On its surface, Mark Beale’s award-winning painting, “Creekside Dusk,” is simply a riverbank backlit by the setting sun. And he did such a fine job of it, it recently won a major local art award.
Last week Beale was awarded a $3,000 first-prize from an art contest, “Garden of Dreams,” put on and judged by representatives of the Magnolia Plantation and Gardens and the Charleston Artist Guild. Beale’s painting bested close to 180 other entries from 11 total states.
But probe a little deeper, like Beale does in his day job as a psychiatrist. It becomes obvious that there is more going on than paint dabbed on canvas. There, rising through the surface, is a mixture of shadow and mood conveying a message beyond that of a pastoral, bucolic landscape hanging in a hotel lobby. Nothing is moving in the painting, yet something has been moved in its gloaming, brown hues.
Born and bred in the Tidewater section of Virginia, that state’s version of the Lowcountry, Beale grew up exploring nearby creeks and rivers and developed a love of the coastal landscape.
And on some level, that was what Beale, whose work has been showed across the country, was supposed to do. But Tonalism, the fin de siècle school of art he ascribes to, the one overtaken by Impressionism, demands more.
Beale may have completed “Creekside Dusk” sitting at an easel in his Wadmalaw home, but he was standing on the shoulders of giants, like painters George Inness, and James Abbott McNeill Whistler of “Whistler’s Mother” fame.
Other naturalists from the late 19th century thinkers, like Ralph Waldo Emerson and Henry David Thoreau, influenced Whistler and Inness.
And, by extension, Beale.
Taking a pre-Thanksgiving rush break from his West Ashley practice, Beale said he approached the word “dreams” in the contest title from every angle before picking up a brush.
“I was thinking about the history of plantations,” he said. “I was thinking about dreams on all sides, not just from the perspective of ‘Southern’ gentility, but also from the knowledge that [plantations] were also sites of forced labor.”
“My inspiration springs from an appreciation for the natural world and our emotional connection to it,” Beale wrote recently. “I enjoy painting the pure landscape and want the viewer to project themselves into the painting and feel the mood of the scene I am depicting.
“The Lowcountry coastal landscape provides an ideal subject matter with inherent mystery and atmosphere. Ultimately, I would like my work to remind the viewer of the feelings that God’s creation inspires in us.”
Award and cash aside, Beale was excited when comments from the judges said his painting had a “haunting quality without being sentimental.” He felt like he’d been heard, as an artist – the judges understood that he wasn’t trying to simply evoke an idealized view of gardens of bright colors and too-obvious unity.

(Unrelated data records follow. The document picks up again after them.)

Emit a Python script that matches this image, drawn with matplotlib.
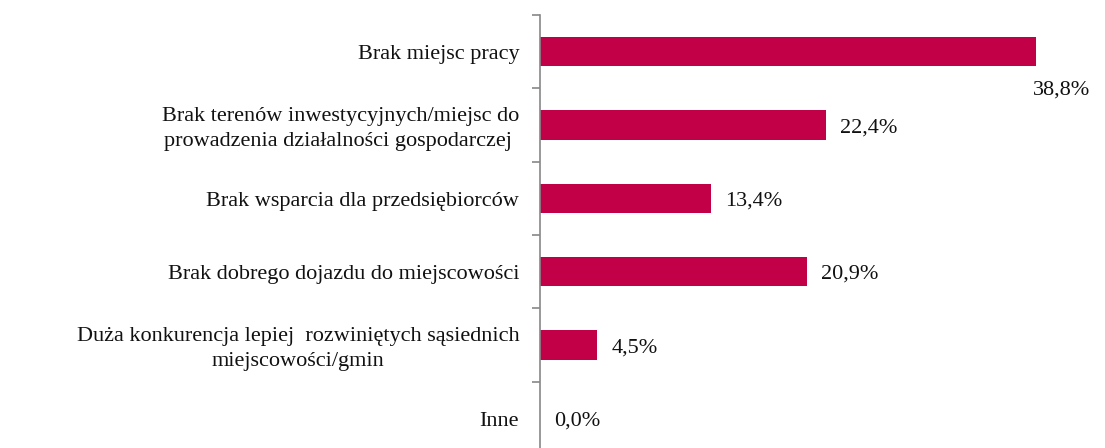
import matplotlib.pyplot as plt
import numpy as np

# dane
kategorie = [
    'Brak miejsc pracy',
    'Brak terenów inwestycyjnych/miejsc do\nprowadzenia działalności gospodarczej ',
    'Brak wsparcia dla przedsiębiorców',
    'Brak dobrego dojazdu do miejscowości',
    'Duża konkurencja lepiej  rozwiniętych sąsiednich\nmiejscowości/gmin',
    'Inne',
]
wartosci = [38.8, 22.4, 13.4, 20.9, 4.5, 0.0]
etykiety = [f'{v:.1f}%'.replace('.', ',') for v in wartosci]

plt.rcParams['font.family'] = ['Liberation Serif', 'DejaVu Serif']

fig = plt.figure(figsize=(11.05, 4.48), dpi=100)
ax = fig.add_axes([540 / 1105, -7 / 448, (1051 - 540) / 1105, 440 / 448])

y = np.arange(len(kategorie))
kolor = '#C10047'
ax.barh(y, wartosci, height=0.4, color=kolor)

ax.set_xlim(0, 40)
ax.set_ylim(len(kategorie) - 0.5, -0.5)

# etykiety wartości
for i, (v, t) in enumerate(zip(wartosci, etykiety)):
    if i == 0:
        ax.annotate(t, (v, i), xytext=(-2, -21), textcoords='offset points',
                    ha='left', va='top', fontsize=16, color='#111111')
    else:
        ax.annotate(t, (v, i), xytext=(10, -2), textcoords='offset points',
                    ha='left', va='center', fontsize=16, color='#111111')

# opisy kategorii
for i, k in enumerate(kategorie):
    przes = -3 if '\n' in k else -2
    ax.annotate(k, (0, i), xytext=(-15, przes), textcoords='offset points',
                ha='right', va='center', multialignment='center',
                fontsize=16, color='#111111', linespacing=1.4)

ax.set_yticks(np.arange(-0.5, len(kategorie), 1))
ax.set_yticklabels([])
ax.tick_params(axis='y', length=6, width=1.2, color='#888888', direction='out')
ax.set_xticks([])

for s in ['top', 'right', 'bottom']:
    ax.spines[s].set_visible(False)
ax.spines['left'].set_color('#888888')
ax.spines['left'].set_linewidth(1.2)

fig.savefig('out.png', dpi=100)
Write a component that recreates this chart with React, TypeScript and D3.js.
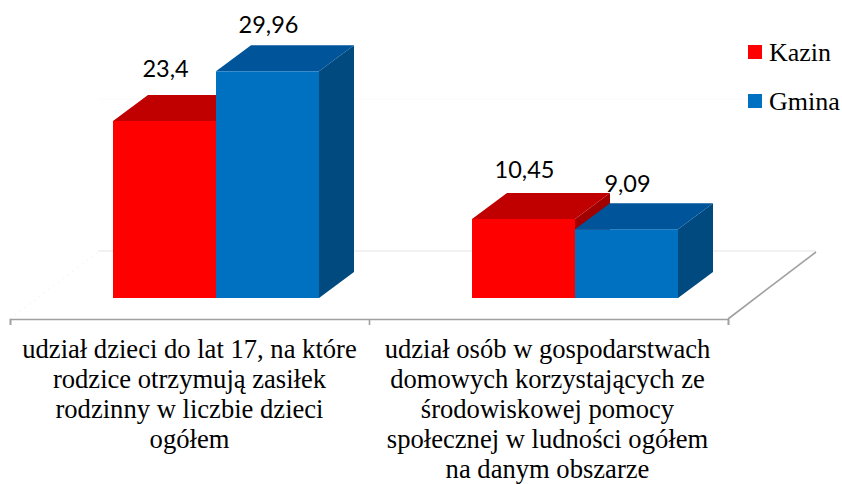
import { useEffect, useRef } from "react";
import * as d3 from "d3";

const categories = [
  ["udział dzieci do lat 17, na które", "rodzice otrzymują zasiłek", "rodzinny w liczbie dzieci", "ogółem"],
  ["udział osób w gospodarstwach", "domowych korzystających ze", "środowiskowej pomocy", "społecznej w ludności ogółem", "na danym obszarze"],
];
const seriesNames = ["Kazin", "Gmina"];
const kazinValues = [23.4, 10.45];
const gminaValues = [29.96, 9.09];
const kazinLabels = ["23,4", "10,45"];
const gminaLabels = ["29,96", "9,09"];
const gridValues = [0, 20];

const width = 842;
const height = 484;
const depthX = 35;
const depthY = 26;
const floorDX = 88;
const floorDY = 67;

const colors = [
  { front: "#ff0000", top: "#c00000", side: "#a00000" },
  { front: "#0070c0", top: "#00559a", side: "#004a80" },
];

// label heights above the bar top differ a bit in the original
const labelLift = [[44, 38], [41, 37]];

export default function App() {
  const svgRef = useRef<SVGSVGElement>(null);

  useEffect(() => {
    const svg = d3.select(svgRef.current);
    svg.selectAll("*").remove();

    const floorX = d3.scaleLinear().domain([0, 2]).range([10, 728]);
    const groupX = d3.scaleBand<number>().domain([0, 1]).range([10, 728]);
    const barX = d3.scaleBand<number>().domain([0, 1]).range([0, 206]);
    const y = d3.scaleLinear().domain([0, 30]).range([298, 71]);
    const gridY = d3.scaleLinear().domain([0, 20]).range([251, 99]);
    const poly = d3.line();

    // floor
    svg.append("path")
      .attr("d", poly([[10, 319], [10 + floorDX, 319 - floorDY]]))
      .attr("stroke", "#f3f3f3").attr("stroke-width", 1).attr("stroke-dasharray", "2 4").attr("fill", "none");
    gridValues.forEach((v, i) => {
      svg.append("line")
        .attr("x1", 98).attr("x2", 816)
        .attr("y1", gridY(v)).attr("y2", gridY(v))
        .attr("stroke", i === 0 ? "#e4e4e4" : "#fafafa");
    });
    svg.append("path")
      .attr("d", poly([[728, 319], [728 + floorDX, 319 - floorDY]]))
      .attr("stroke", "#a0a0a0").attr("stroke-width", 1.6).attr("fill", "none");

    const axis = svg.append("g")
      .attr("transform", "translate(0,319)")
      .call(d3.axisBottom(floorX).tickValues([0, 1, 2]).tickFormat(() => "").tickSize(6));
    axis.selectAll("path,line").attr("stroke", "#a0a0a0").attr("stroke-width", 1.6);

    // bars, red first so blue sits in front of its side
    const series = [kazinValues, gminaValues];
    categories.forEach((_, c) => {
      const x0 = groupX(c)! + groupX.bandwidth() / 2 + 26.5 - 103;
      series.forEach((vals, s) => {
        const left = x0 + barX(s)!;
        const right = left + barX.bandwidth();
        const top = y(vals[c]);
        const base = y(0);
        const g = svg.append("g");
        g.append("path").attr("fill", colors[s].side)
          .attr("d", poly([[right, top], [right + depthX, top - depthY], [right + depthX, base - depthY], [right, base]]) + "Z");
        g.append("path").attr("fill", colors[s].top)
          .attr("d", poly([[left, top], [left + depthX, top - depthY], [right + depthX, top - depthY], [right, top]]) + "Z");
        g.append("rect").attr("x", left).attr("y", top)
          .attr("width", barX.bandwidth()).attr("height", base - top)
          .attr("fill", colors[s].front);
      });
    });

    // data labels
    const labels = [kazinLabels, gminaLabels];
    categories.forEach((_, c) => {
      const x0 = groupX(c)! + groupX.bandwidth() / 2 + 26.5 - 103;
      series.forEach((vals, s) => {
        svg.append("text")
          .attr("x", x0 + barX(s)! + barX.bandwidth() / 2 + 1)
          .attr("y", y(vals[c]) - labelLift[c][s])
          .attr("text-anchor", "middle")
          .attr("font-family", "Lato, 'Open Sans', sans-serif")
          .attr("font-size", 23.5)
          .attr("fill", "#000")
          .text(labels[s][c]);
      });
    });

    // category labels
    categories.forEach((lines, c) => {
      const cx = groupX(c)! + groupX.bandwidth() / 2 - (c === 1 ? 1 : 0);
      lines.forEach((line, i) => {
        svg.append("text")
          .attr("x", cx)
          .attr("y", 357.5 + i * 30.1)
          .attr("text-anchor", "middle")
          .attr("font-family", "'Liberation Serif', serif")
          .attr("font-size", 26.6)
          .attr("fill", "#000")
          .text(line);
      });
    });

    // legend
    const legendY = d3.scaleBand<number>().domain([0, 1]).range([28, 126]);
    seriesNames.forEach((name, s) => {
      const cy = legendY(s)! + legendY.bandwidth() / 2;
      svg.append("rect").attr("x", 748).attr("y", cy - 7.5).attr("width", 14).attr("height", 14)
        .attr("fill", colors[s].front);
      svg.append("text").attr("x", 769).attr("y", cy + 8)
        .attr("font-family", "'Liberation Serif', serif")
        .attr("font-size", 26)
        .attr("fill", "#000")
        .text(name);
    });
  }, []);

  return <svg ref={svgRef} width={width} height={height} style={{ position: "absolute", left: 0, top: 0, background: "#fff" }} />;
}
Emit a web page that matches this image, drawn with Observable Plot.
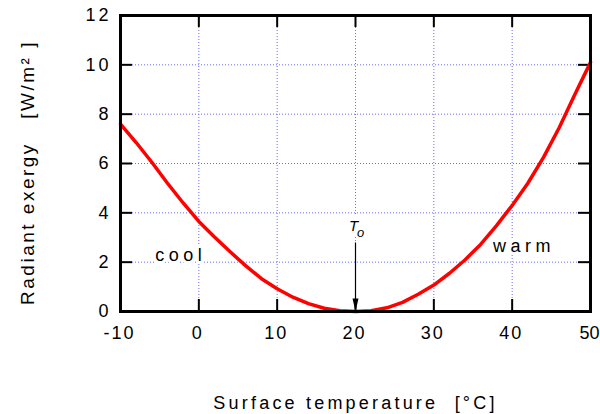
<!DOCTYPE html>
<html><head><meta charset="utf-8">
<script src="https://cdn.jsdelivr.net/npm/d3@7"></script>
<script src="https://cdn.jsdelivr.net/npm/@observablehq/plot@0.6"></script>
<style>
body{margin:0;background:#fff}
#chart text{letter-spacing:3px;white-space:pre}
#chart g[aria-label="x-axis tick label"] text{letter-spacing:2px}
</style></head><body><div id="chart"></div>
<script>
const temps  = [-10,-8,-6,-4,-2,0,2,4,6,8,10,12,14,16,18,20,22,24,26,28,30,32,34,36,38,40,42,44,46,48,50];
const exergy = [7.6,6.85,6.05,5.2,4.4,3.65,3.02,2.42,1.85,1.33,0.92,0.58,0.32,0.13,0.03,0,0.03,0.15,0.37,0.7,1.07,1.55,2.1,2.73,3.48,4.3,5.2,6.25,7.45,8.8,10.1];
const xTicks = [-10,0,10,20,30,40,50];
const yTicks = [0,2,4,6,8,10,12];
const T0 = 20;
const xTitle = "Surface temperature  [°C]";
const yTitle = "Radiant exergy   [W/m² ]";
const regionLabels = ["cool", "warm"];

const data = temps.map((t, i) => ({t, e: exergy[i]}));
const xGrid = xTicks.slice(1, -1), yGrid = yTicks.slice(1, -1);
const W = 600, H = 414, mL = 120, mR = 10, mT = 15, mB = 103;
const plotW = W - mL - mR, plotH = H - mT - mB, tickLen = 12;
const narrowTriangle = {draw(ctx) {ctx.moveTo(0, 0); ctx.lineTo(-3, -13); ctx.lineTo(3, -13); ctx.closePath();}};
const gridStyle = {stroke: "#6a6aff", strokeDasharray: "1,2", strokeWidth: 1};

const chart = Plot.plot({
  width: W, height: H, marginLeft: mL, marginRight: mR, marginTop: mT, marginBottom: mB,
  style: {fontFamily: "'Liberation Sans', Arial, sans-serif", fontSize: "18px", color: "#000", background: "#fff"},
  x: {domain: [-10, 50]},
  y: {domain: [0, 12]},
  marks: [
    Plot.ruleX(xGrid, gridStyle),
    Plot.ruleY(yGrid, gridStyle),
    Plot.ruleX(xGrid, {insetTop: plotH - tickLen, strokeWidth: 2}),
    Plot.ruleX(xGrid, {insetBottom: plotH - tickLen, strokeWidth: 2}),
    Plot.ruleY(yGrid, {insetRight: plotW - tickLen, strokeWidth: 2}),
    Plot.ruleY(yGrid, {insetLeft: plotW - tickLen, strokeWidth: 2}),
    Plot.axisX(xTicks, {tickSize: 0, tickPadding: 15, fontSize: 18, label: null, tickFormat: d => String(d), dx: -1}),
    Plot.axisY(yTicks, {tickSize: 0, tickPadding: 9, fontSize: 18, label: null, tickFormat: d => String(d)}),
    Plot.text([regionLabels[0]], {x: -2.3, y: 2.29, fontSize: 18, fill: "black", stroke: "white", strokeWidth: 6}),
    Plot.text([regionLabels[1]], {x: 41.5, y: 2.65, fontSize: 18, fill: "black", stroke: "white", strokeWidth: 6}),
    Plot.text(["T"], {x: T0, y: 3.45, dx: -2, fontSize: 15, fontStyle: "italic", fill: "black", stroke: "white", strokeWidth: 12}),
    Plot.text(["o"], {x: T0, y: 3.45, dx: 5, dy: 6, fontSize: 13, fontStyle: "italic", fill: "black"}),
    Plot.link([T0], {x1: d => d, x2: d => d, y1: 2.8, y2: 0, stroke: "black", strokeWidth: 1.2}),
    Plot.dot([T0], {x: d => d, y: 0, symbol: narrowTriangle, fill: "black", stroke: "none"}),
    Plot.line(data, {x: "t", y: "e", stroke: "#ff0000", strokeWidth: 3.5}),
    Plot.frame({strokeWidth: 3}),
    Plot.text([xTitle], {frameAnchor: "bottom", dy: 97, fontSize: 18, fill: "black"}),
    Plot.text([yTitle], {frameAnchor: "left", textAnchor: "middle", lineAnchor: "middle", rotate: -90, dx: -93, dy: 9, fontSize: 19, fill: "black"})
  ]
});
const sel = d3.select(chart).selectAll("text");
sel.filter(function() { return regionLabels.includes(this.textContent); }).style("letter-spacing", "4.5px");
sel.filter(function() { return this.textContent === yTitle; }).style("letter-spacing", "2.5px");
sel.filter(function() { return this.textContent === xTitle; }).style("letter-spacing", "3.2px");
sel.filter(function() { return this.textContent === "T" || this.textContent === "o"; }).style("letter-spacing", "0px");
d3.select(chart).selectAll('g[aria-label="x-axis tick label"] text')
  .filter(function() { return this.textContent === String(xTicks[xTicks.length - 1]); })
  .style("letter-spacing", "0px");
document.getElementById("chart").append(chart);
</script></body></html>
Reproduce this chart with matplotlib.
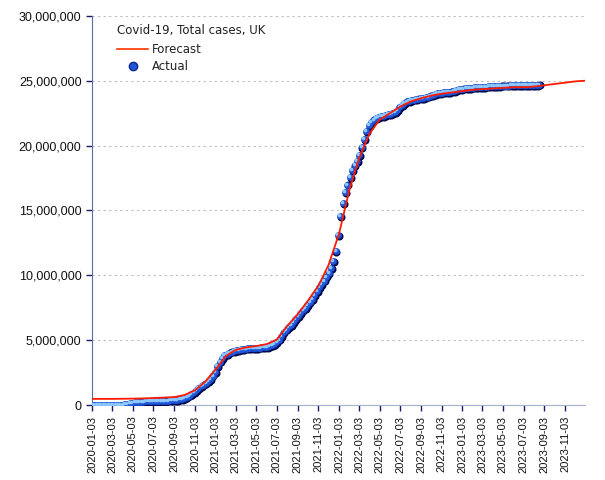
import matplotlib
matplotlib.use("Agg")
import matplotlib.pyplot as plt
import matplotlib.transforms as mtransforms
from matplotlib.ticker import FuncFormatter, MultipleLocator
from matplotlib.lines import Line2D
import pandas as pd
import numpy as np

# ---- data ----
actual_start = "2020-01-03"   # weekly observations
actual_millions = [
    # 2020
    0.0, 0.0, 0.0, 0.0, 0.0, 0.0, 0.0, 0.0, 0.0,
    0.0, 0.01, 0.01, 0.02,
    0.04, 0.07, 0.11, 0.14,
    0.18, 0.21, 0.24, 0.26, 0.27,
    0.28, 0.29, 0.30, 0.31,
    0.31, 0.32, 0.32, 0.33, 0.33,
    0.34, 0.35, 0.36, 0.37,
    0.38, 0.41, 0.44, 0.48,
    0.54, 0.62, 0.73, 0.86, 1.0,
    1.15, 1.30, 1.45, 1.58,
    1.70, 1.83, 2.02, 2.27,
    # 2021
    2.55, 3.0, 3.35, 3.65, 3.85,
    3.95, 4.05, 4.12, 4.18,
    4.22, 4.26, 4.30, 4.33,
    4.36, 4.38, 4.39, 4.40, 4.41,
    4.42, 4.43, 4.45, 4.47,
    4.50, 4.55, 4.62, 4.72,
    4.85, 5.05, 5.35, 5.62, 5.82,
    6.0, 6.2, 6.42, 6.65,
    6.88, 7.1, 7.3, 7.5,
    7.7, 7.93, 8.2, 8.5, 8.8,
    9.1, 9.35, 9.6, 9.9,
    10.2, 10.55, 11.1, 11.9, 13.1,
    # 2022
    14.6, 15.6, 16.4, 17.0,
    17.6, 18.1, 18.5, 18.8,
    19.3, 19.9, 20.5, 21.1,
    21.6, 21.8, 22.0, 22.1, 22.2,
    22.25, 22.3, 22.35, 22.4,
    22.45, 22.5, 22.6, 22.75,
    22.95, 23.15, 23.3, 23.4, 23.45,
    23.5, 23.55, 23.6, 23.62,
    23.65, 23.68, 23.72, 23.78, 23.85,
    23.92, 23.98, 24.02, 24.05,
    24.08, 24.1, 24.12, 24.14,
    24.17, 24.22, 24.28, 24.33, 24.38,
    # 2023
    24.4, 24.42, 24.44, 24.46,
    24.47, 24.48, 24.49, 24.5,
    24.51, 24.53, 24.55, 24.57, 24.58,
    24.59, 24.6, 24.61, 24.62,
    24.62, 24.63, 24.63, 24.64,
    24.64, 24.65, 24.65, 24.66, 24.66,
    24.67, 24.67, 24.68, 24.68,
    24.69, 24.69, 24.7,
]

forecast_dates = [
    "2020-01-03", "2020-02-03", "2020-03-03", "2020-04-03", "2020-05-03", "2020-06-03",
    "2020-07-03", "2020-08-03", "2020-09-03", "2020-10-03", "2020-11-03", "2020-12-03",
    "2021-01-03", "2021-02-03", "2021-03-03", "2021-04-03", "2021-05-03", "2021-06-03",
    "2021-07-03", "2021-08-03", "2021-09-03", "2021-10-03", "2021-11-03", "2021-12-03",
    "2022-01-03", "2022-02-03", "2022-03-03", "2022-04-03", "2022-05-03", "2022-06-03",
    "2022-07-03", "2022-08-03", "2022-09-03", "2022-10-03", "2022-11-03", "2022-12-03",
    "2023-01-03", "2023-02-03", "2023-03-03", "2023-04-03", "2023-05-03", "2023-06-03",
    "2023-07-03", "2023-08-03", "2023-09-03", "2023-10-03", "2023-11-03", "2023-12-03",
    "2024-01-01",
]
forecast_millions = [
    0.48, 0.48, 0.48, 0.49, 0.50, 0.52,
    0.55, 0.58, 0.62, 0.78, 1.15, 1.80,
    2.75, 3.80, 4.25, 4.45, 4.55, 4.70,
    5.05, 6.10, 7.00, 8.05, 9.20, 10.8,
    13.2, 16.6, 19.0, 20.9, 22.0, 22.5,
    23.0, 23.4, 23.65, 23.85, 24.0, 24.1,
    24.2, 24.3, 24.35, 24.4, 24.45, 24.5,
    24.5, 24.55, 24.65, 24.75, 24.85, 24.95,
    25.0,
]

xtick_labels = [
    "2020-01-03", "2020-03-03", "2020-05-03", "2020-07-03", "2020-09-03", "2020-11-03",
    "2021-01-03", "2021-03-03", "2021-05-03", "2021-07-03", "2021-09-03", "2021-11-03",
    "2022-01-03", "2022-03-03", "2022-05-03", "2022-07-03", "2022-09-03", "2022-11-03",
    "2023-01-03", "2023-03-03", "2023-05-03", "2023-07-03", "2023-09-03", "2023-11-03",
]

title = "Covid-19, Total cases, UK"
series_labels = ["Forecast", "Actual"]

# ---- build ----
actual_dates = pd.date_range(actual_start, periods=len(actual_millions), freq="7D")
actual_vals = np.array(actual_millions) * 1e6
fc_dates = pd.to_datetime(forecast_dates)
fc_vals = np.array(forecast_millions) * 1e6

fig = plt.figure(figsize=(6.05, 4.8), dpi=100)
ax = fig.add_axes([0.152, 0.156, 0.815, 0.811])

ax.set_xlim(pd.Timestamp("2020-01-03"), pd.Timestamp("2024-01-01"))
ax.set_ylim(0, 30e6)

ax.yaxis.set_major_locator(MultipleLocator(5e6))
ax.yaxis.set_major_formatter(FuncFormatter(lambda v, p: f"{int(round(v)):,}"))
ax.grid(axis="y", color="#bdbdbd", linestyle=(0, (2, 3)), linewidth=0.8)
ax.set_axisbelow(True)

ax.set_xticks(pd.to_datetime(xtick_labels))
ax.set_xticklabels(xtick_labels, rotation=90, fontsize=8, family="Liberation Sans")
for t in ax.get_yticklabels():
    t.set_family("Liberation Sans")
ax.tick_params(axis="y", labelsize=9)

for s in ["top", "right"]:
    ax.spines[s].set_visible(False)
ax.spines["left"].set_color("#5a6aa8")
ax.spines["bottom"].set_color("#a8b0d0")
ax.tick_params(axis="both", color="#1a1a6a", length=4, width=1, labelcolor="#111111")

# actual: shaded spheres via layered, offset markers
dark_off = mtransforms.offset_copy(ax.transData, fig=fig, x=0.6, y=-0.6, units="points")
hi_off = mtransforms.offset_copy(ax.transData, fig=fig, x=-0.7, y=0.7, units="points")
ax.plot(actual_dates, actual_vals, "o", ms=5.8, color="#000a50", mec="none",
        transform=dark_off, zorder=3)
ax.plot(actual_dates, actual_vals, "o", ms=4.8, color="#1f55d8", mec="none", zorder=4)
ax.plot(actual_dates, actual_vals, "o", ms=2.6, color="#8cc8ff", mec="none",
        transform=hi_off, zorder=5)

# forecast
ax.plot(fc_dates, fc_vals, "-", color="#ff1a00", lw=1.3, zorder=6)

handles = [
    Line2D([0], [0], color="#ff3300", lw=1.2),
    Line2D([0], [0], marker="o", ls="none", ms=6, color="#1f55d8", mec="#0a2a90"),
]
leg = ax.legend(handles, series_labels, title=title, loc="upper left",
                bbox_to_anchor=(0.035, 1.0), frameon=False, fontsize=8.5,
                title_fontsize=8.5, handlelength=2.6, handletextpad=0.35,
                labelspacing=0.4, borderpad=0.2)
leg._legend_box.align = "left"
leg._legend_box.sep = 4
for t in leg.get_texts():
    t.set_color("#222222")
leg.get_title().set_color("#222222")

fig.savefig("out.png", dpi=100)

Mary Ann Johnson, who lives on the grounds among the unkempt romantic gardens with her horticulturalist husband, was one of the judges. She said that the “sophistication” of Beale’s effort stood out the most to her, placing it clearly above the over paintings in the juried competition.
When she convened with another judge, she saw on her colleague’s post-it note the word “sophistication.” They both knew they’d found the clear winner.
Johnson said the idea to hold the competition was the brainchild of John Drayton Hastie Jr., whose father was the most recent single owner of the plantation. “It was just something we wanted to do every few years for the area’s artists,” he said.
Hastie swears he had nothing to do with the contest, or picking the winner, otherwise the winner could have been an “an old fashioned watercolor.” To hear Hastie tell it, if the judges and the painter hadn’t done their jobs, the winner could have been merely a painting, instead of a piece of art.
The other top awards went to Daniel Island artist Alana Knuff, second place and a $1,000 prize, for “The Pasture – Magnolia Plantation,” and Charleston artist Russell Buskirk received third place and a $500 prize for “The White Bridge.”
Five Honorable mention prizes of $100 each went to the following artists and their paintings: Anna Cox, “Across the Way;” Nancy Davidson, “Sweet Spring at Magnolia;” Karen Silvestro, “Tree at Magnolia Gardens;” Norma Morris Ballentine, “Reflections;” and Mila Garro “Heron in a Morning Mist.”
Ten other artists each received $25 prizes for paintings in the “of interest award.” The artists and their paintings are: Anne Hightower Patterson, “Audubon Swamp Garden;” Karen Silvestro, “Statue at Magnolia Gardens;” Pam Dittloff “Magnolia Reflections;” Chuck Morris, “A Path in History;” Barbara Yongue, “Magnolia Bridge;” Russell Buskirk, “Live Oak Lane;” Carla Johannesmeyer, “Spring Lake Reflections;” Page Burgess, “Mother’s Day;” Katherine DuTremble, “Magnolia’s Wooden Bridge;” and Amelia Rose Smith, “Rice Fields in Spring.”